By Dustin Cook on April 9, 2018

After having to be postponed twice, the Whitehorse Bouldering Competition was held Sunday at Porter Creek Secondary School and the turnout wasn’t too impacted by the changes in schedule.

In fact, the rock wall set up on the gym’s stage was crowded with about 30 athletes participating in the competition throughout the afternoon.

This year’s competition hosted by the Climb Yukon Association saw 24 problems increasing in difficulty set up on the structure, which event organizer Max Parker said took about three days to do.

The association removed all of the rocks and re-structured them to create challenging yet, possible courses for the climbers.

“We really wanted to make problems that were very technical this year and that set the standard for when other people are putting up routes here,” Parker said while climbing was in full swing.

Participants had three hours to complete as many obstacles as they could to add to their point total for scoring at the end of the event.

The more difficult the problem, the more points the climbers received and at the end of the three hours the top five problems completed for each athlete were used to tally the final score.

If the problem was completed on the first try, Parker noted, a bonus point was added to the score for that obstacle.

But with the more challenging holds, this didn’t happen too often, Parker said, but it didn’t prevent the climbers from getting right back up and trying again.

“It’s so nice to see people trying a problem and falling off and being like ‘Oh shoot, I almost had it’ and trying it differently,” he said. “When you fall, you don’t feel like the problem screwed you over, but you just have to do something a little different.”

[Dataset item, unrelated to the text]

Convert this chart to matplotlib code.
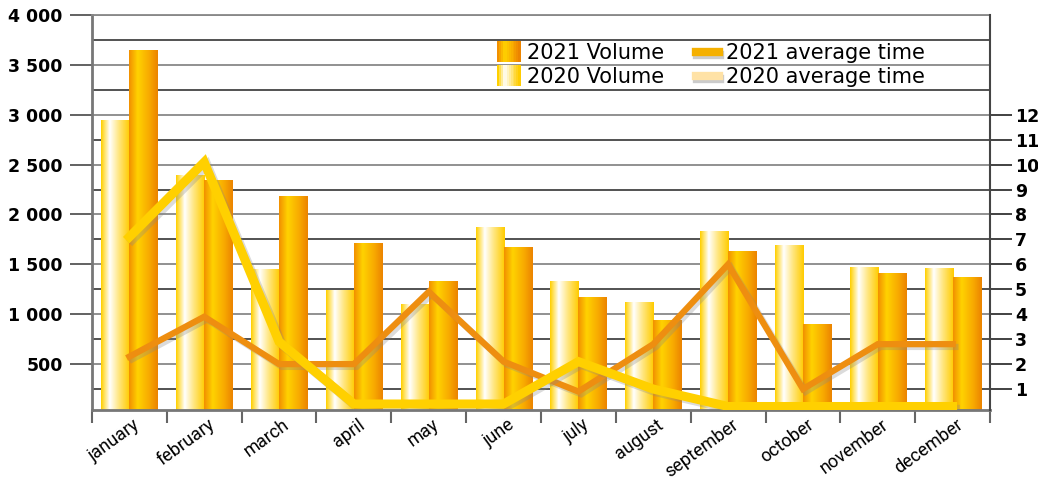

After the competition, prizes were awarded in six different categories: under 11 male and female, 12-16 years old male and female as well as top male and female adult.

Parker explained for the first time ever the first place competitiors in each category were awarded trophies designed and made by Climb Yukon members out of a sheet of acrylic glass.

Other prizes including bandanas and hats were donated by Coast Mountain Sports.

The turnout was fairly strong, Parker noted, even though the event was previously scheduled twice in March and had to be postponed due to other sporting events and booking conflicts. Parker said he was also informed of some people who decided not to attend thinking the problems would be far to difficult.

Even still, there was little room to manoeuvre around on the stage as the climbers and spotters were trying to complete the different obstacles bunched together on the rock wall.

Overcrowding has been a frequent concern for the association and Parker said it is their main reason for looking into a climbing gym for the group.

“Climb Yukon’s main mandate has been to get a climbing gym,” he said. “We had one option that we were looking at for six months that ended up not working out so we are back at finding a location.”

Parker, who is on Climb Yukon’s board, said they also had a meeting with Yukon government ministers and have had this goal on their radar for two years and went through several essential steps including engaging the public, a feasibility study and fundraising for the project.

“It’s tough though because if you’re looking at getting (Community Development Fund) funding, you need a location and we’re having a tough time getting a location without funding. So it’s kind of a catch-22,” Parker said. “For now we’re going to deal with this and it’s going to get more crowded. We just hope people are safe.”

The competition was open to all skill levels and age groups, Parker said, who is also a coach of the 16-member youth team who has been practising three times a week throughout the winter on the Porter Creek rock wall. Parker said in December the team went to a national qualifiers competition in Vancouver for some experience ahead of this event.

The youth team also typically goes to Juneau for a competition, he explained, but bad weather condititions in early March when the team was supposed to make the drive up forced them to cancel it.

Now the association will move outdoors as temperatures start to climb. They will be working toward the annual Ibex Valley Bouldering Festival in August.